States race to pass sports betting laws after Supreme Court decision
Place your bets — more Americans think gambling on professional sports should be legal than illegal, a poll from East Carolina University shows.
The U.S. Supreme Court overturned federal law earlier this year that prevented states from allowing sports gambling. New Jersey, Delaware, Mississippi and West Virginia have already legalized gambling on professional sports.
A new report using data from ECU’s “Life, Liberty, and Happiness survey” shows that 47 percent of Americans polled believe professional sports gambling should be legal, compared to 26 percent who think it should be prohibited.
Younger Americans, men and people with household incomes greater than $120,000 were more likely to agree with legalizing sports gambling, the poll showed.
Politics had little influence. There was only a 2 percent difference between Republicans and Democrats when it came to sports gambling’s legality.
Men are much more likely to believe sports gambling should be legal at 57 percent compared to 38 percent of women polled.
“These differences may stem from the fact that men already tend to gamble more frequently than women,” the report said.
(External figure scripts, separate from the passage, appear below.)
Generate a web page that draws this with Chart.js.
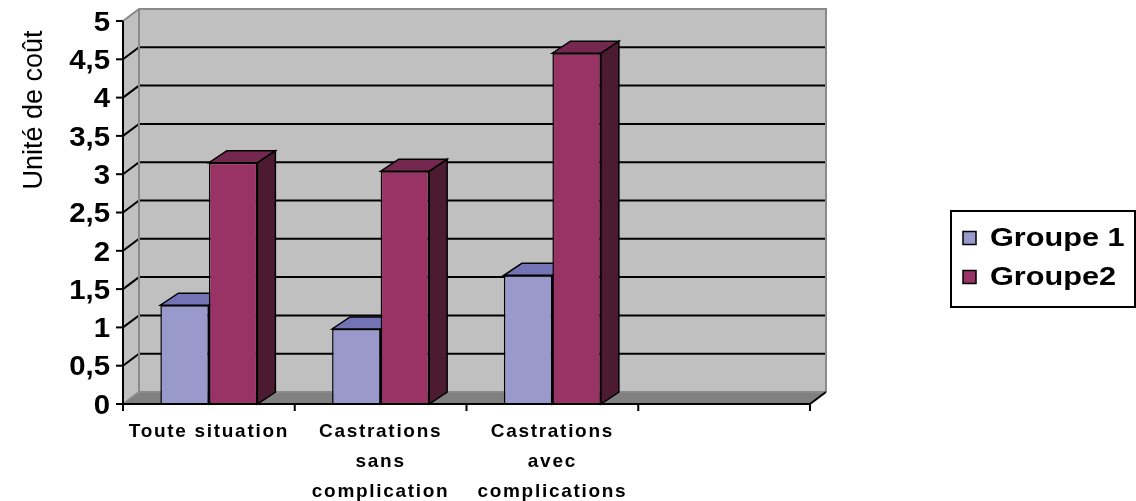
<!DOCTYPE html>
<html>
<head>
<meta charset="utf-8">
<title>Unité de coût</title>
<script src="https://cdn.jsdelivr.net/npm/chart.js@4.4.1/dist/chart.umd.min.js"></script>
<style>
  html, body { margin: 0; padding: 0; background: #ffffff; }
  #wrap { width: 1136px; height: 501px; position: relative; }
</style>
</head>
<body>
<div id="wrap"><canvas id="chart" width="1136" height="501"></canvas></div>
<script>
// ---- data ----
const categories = ['Toute situation', ['Castrations', 'sans', 'complication'], ['Castrations', 'avec', 'complications'], ''];
const seriesNames = ['Groupe 1', 'Groupe2'];
const groupe1 = [1.29, 0.98, 1.68, null];
const groupe2 = [3.15, 3.04, 4.58, null];
const yTickValues = [0, 0.5, 1, 1.5, 2, 2.5, 3, 3.5, 4, 4.5, 5];
const yTickLabels = ['0', '0,5', '1', '1,5', '2', '2,5', '3', '3,5', '4', '4,5', '5'];
const axisTitle = 'Unité de coût';

// ---- styles ----
const faceColors = [
  { front: '#9999cc', top: '#7373b5', side: '#4d4d80' },
  { front: '#993366', top: '#74284f', side: '#4c1b32' }
];
const WALL = '#c0c0c0';
const WALL_EDGE = '#8a8a8a';
const FLOOR = '#808080';
const WALL_DX = 16, WALL_DY = 12;   // depth of the back wall
const BAR_DX = 18, BAR_DY = 12;     // depth of each column

function poly(ctx, pts, fill, stroke, lw) {
  ctx.beginPath();
  ctx.moveTo(pts[0][0], pts[0][1]);
  for (let i = 1; i < pts.length; i++) ctx.lineTo(pts[i][0], pts[i][1]);
  ctx.closePath();
  if (fill) { ctx.fillStyle = fill; ctx.fill(); }
  if (stroke) { ctx.strokeStyle = stroke; ctx.lineWidth = lw || 1; ctx.stroke(); }
}
function line(ctx, x1, y1, x2, y2, color, lw) {
  ctx.beginPath();
  ctx.moveTo(x1, y1); ctx.lineTo(x2, y2);
  ctx.strokeStyle = color; ctx.lineWidth = lw; ctx.stroke();
}
// text with an optional horizontal stretch and letter spacing
function text(ctx, str, x, y, font, align, sx, spacing) {
  ctx.save();
  ctx.translate(x, y);
  ctx.scale(sx || 1, 1);
  ctx.font = font;
  ctx.textAlign = align;
  ctx.textBaseline = 'middle';
  ctx.fillStyle = '#000000';
  if ('letterSpacing' in ctx) ctx.letterSpacing = (spacing || 0) + 'px';
  ctx.fillText(str, 0, 0);
  ctx.restore();
}

const scene3d = {
  id: 'scene3d',
  beforeDatasetsDraw(chart) {
    const { ctx, chartArea: a, scales: { x, y } } = chart;
    const y0 = y.getPixelForValue(0);
    const yT = y.getPixelForValue(5);
    const L = a.left, R = a.right;
    ctx.save();
    ctx.lineCap = 'butt';
    // left side wall and back wall
    poly(ctx, [[L, y0], [L, yT], [L + WALL_DX, yT - WALL_DY], [L + WALL_DX, y0 - WALL_DY]], WALL);
    poly(ctx, [[L + WALL_DX, yT - WALL_DY], [R + WALL_DX, yT - WALL_DY], [R + WALL_DX, y0 - WALL_DY], [L + WALL_DX, y0 - WALL_DY]], WALL);
    // floor
    poly(ctx, [[L, y0], [R, y0], [R + WALL_DX, y0 - WALL_DY], [L + WALL_DX, y0 - WALL_DY]], FLOOR);
    // gridlines
    yTickValues.forEach(v => {
      if (v === 0 || v === 5) return;
      const py = y.getPixelForValue(v);
      ctx.beginPath();
      ctx.moveTo(L, py);
      ctx.lineTo(L + WALL_DX, py - WALL_DY);
      ctx.lineTo(R + WALL_DX, py - WALL_DY);
      ctx.strokeStyle = '#000000'; ctx.lineWidth = 2; ctx.stroke();
    });
    // wall edges
    ctx.beginPath();
    ctx.moveTo(L, yT);
    ctx.lineTo(L + WALL_DX, yT - WALL_DY);
    ctx.lineTo(R + WALL_DX, yT - WALL_DY);
    ctx.lineTo(R + WALL_DX, y0 - WALL_DY);
    ctx.moveTo(L + WALL_DX, yT - WALL_DY);
    ctx.lineTo(L + WALL_DX, y0 - WALL_DY);
    ctx.lineTo(R + WALL_DX, y0 - WALL_DY);
    ctx.moveTo(L, y0);
    ctx.lineTo(L + WALL_DX, y0 - WALL_DY);
    ctx.strokeStyle = WALL_EDGE; ctx.lineWidth = 2; ctx.stroke();

    // top and side faces of the columns
    chart.data.datasets.forEach((ds, di) => {
      const meta = chart.getDatasetMeta(di);
      const c = faceColors[di];
      meta.data.forEach((el, i) => {
        if (ds.data[i] == null) return;
        const p = el.getProps(['x', 'y', 'base', 'width'], true);
        const l = p.x - p.width / 2, r = p.x + p.width / 2;
        const t = p.y, b = p.base;
        poly(ctx, [[r, t], [r + BAR_DX, t - BAR_DY], [r + BAR_DX, b - BAR_DY], [r, b]], c.side, '#000000', 1.5);
        poly(ctx, [[l, t], [r, t], [r + BAR_DX, t - BAR_DY], [l + BAR_DX, t - BAR_DY]], c.top, '#000000', 1.5);
      });
    });
    ctx.restore();
  },
  afterDatasetsDraw(chart) {
    const { ctx, chartArea: a, scales: { x, y } } = chart;
    const y0 = y.getPixelForValue(0);
    const yT = y.getPixelForValue(5);
    const L = a.left, R = a.right;
    ctx.save();
    // value axis with tick marks and labels
    line(ctx, L, yT, L, y0 + 1, '#000000', 2);
    yTickValues.forEach((v, i) => {
      const py = y.getPixelForValue(v);
      line(ctx, L - 7, py, L, py, '#000000', 2);
      text(ctx, yTickLabels[i], L - 13, py + 2, 'bold 28px "Liberation Sans", Arial, sans-serif', 'right', 1.05, 0);
    });
    // category axis, end edge of the floor and tick marks
    line(ctx, L - 7, y0, R, y0, '#000000', 2);
    line(ctx, R, y0, R + WALL_DX, y0 - WALL_DY, '#000000', 2);
    const n = categories.length;
    for (let i = 0; i <= n; i++) {
      const px = L + (R - L) * i / n;
      line(ctx, px, y0, px, y0 + 7, '#000000', 2);
    }
    // category labels
    categories.forEach((lab, i) => {
      const lines = Array.isArray(lab) ? lab : [lab];
      const cx = x.getPixelForValue(i);
      lines.forEach((s, k) => {
        text(ctx, s, cx, 432 + k * 30, 'bold 19px "Liberation Sans", Arial, sans-serif', 'center', 1.0, 1.7);
      });
    });
    // axis title
    ctx.save();
    ctx.translate(35, 110);
    ctx.rotate(-Math.PI / 2);
    ctx.font = '27px "Liberation Sans", Arial, sans-serif';
    ctx.textAlign = 'center';
    ctx.textBaseline = 'middle';
    ctx.fillStyle = '#000000';
    ctx.fillText(axisTitle, 0, 0);
    ctx.restore();

    // legend
    ctx.lineWidth = 2;
    ctx.strokeStyle = '#000000';
    ctx.strokeRect(951, 211, 184, 96);
    seriesNames.forEach((name, i) => {
      const cy = 238 + i * 39;
      ctx.fillStyle = faceColors[i].front;
      ctx.fillRect(963, cy - 6.5, 13, 13);
      ctx.lineWidth = 1.5;
      ctx.strokeRect(963, cy - 6.5, 13, 13);
      text(ctx, name, 990, cy + 1, 'bold 26px "Liberation Sans", Arial, sans-serif', 'left', 1.18, 0);
    });
    ctx.restore();
  }
};

new Chart(document.getElementById('chart'), {
  type: 'bar',
  data: {
    labels: categories,
    datasets: [
      { label: seriesNames[0], data: groupe1, backgroundColor: faceColors[0].front, borderColor: '#000000', borderWidth: 1.5 },
      { label: seriesNames[1], data: groupe2, backgroundColor: faceColors[1].front, borderColor: '#000000', borderWidth: 1.5 }
    ]
  },
  options: {
    responsive: false,
    animation: false,
    devicePixelRatio: 1,
    layout: { padding: { left: 123, right: 326, top: 21, bottom: 97 } },
    categoryPercentage: 0.565,
    barPercentage: 1.0,
    plugins: { legend: { display: false }, tooltip: { enabled: false } },
    scales: {
      x: { display: false, grid: { display: false } },
      y: { display: false, min: 0, max: 5, ticks: { stepSize: 0.5 }, grid: { display: false } }
    }
  },
  plugins: [scene3d]
});
</script>
</body>
</html>
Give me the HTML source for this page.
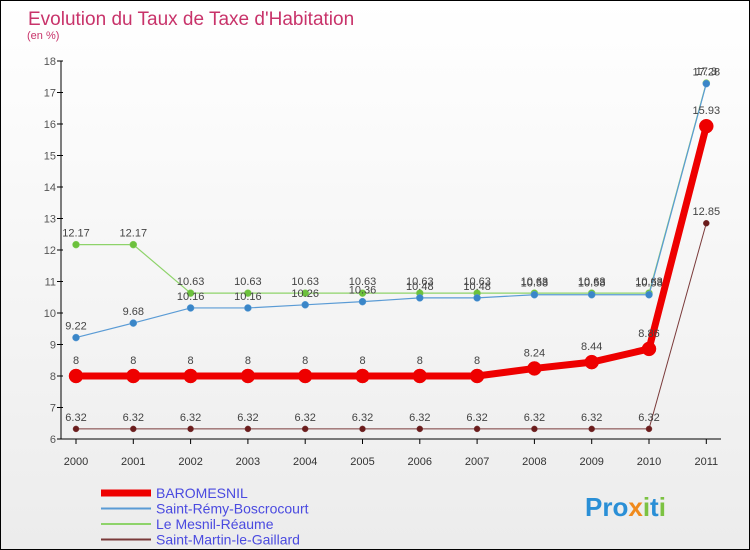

People are also divided along age lines, with just 28 percent of people older than 75 supporting legalization compared to 57 percent of people between 18 and 24.
“With nearly half of the U.S. states, as well as the U.S. Congress, now currently considering sports betting legislation, the issue of legalized sports gambling is likely to remain a major legislative issue at the state and federal levels for months, even years to come,” Peter Francia, director of the Center for Survey Research, said in the report. “The current state of public opinion on legalized sports gambling is thereby an important political matter.”
ECU’s survey polled more than 1,100 Americans nationwide in May and June “using mail, Internet and phone.” Results were weighted to represent the U.S. population, according to the report.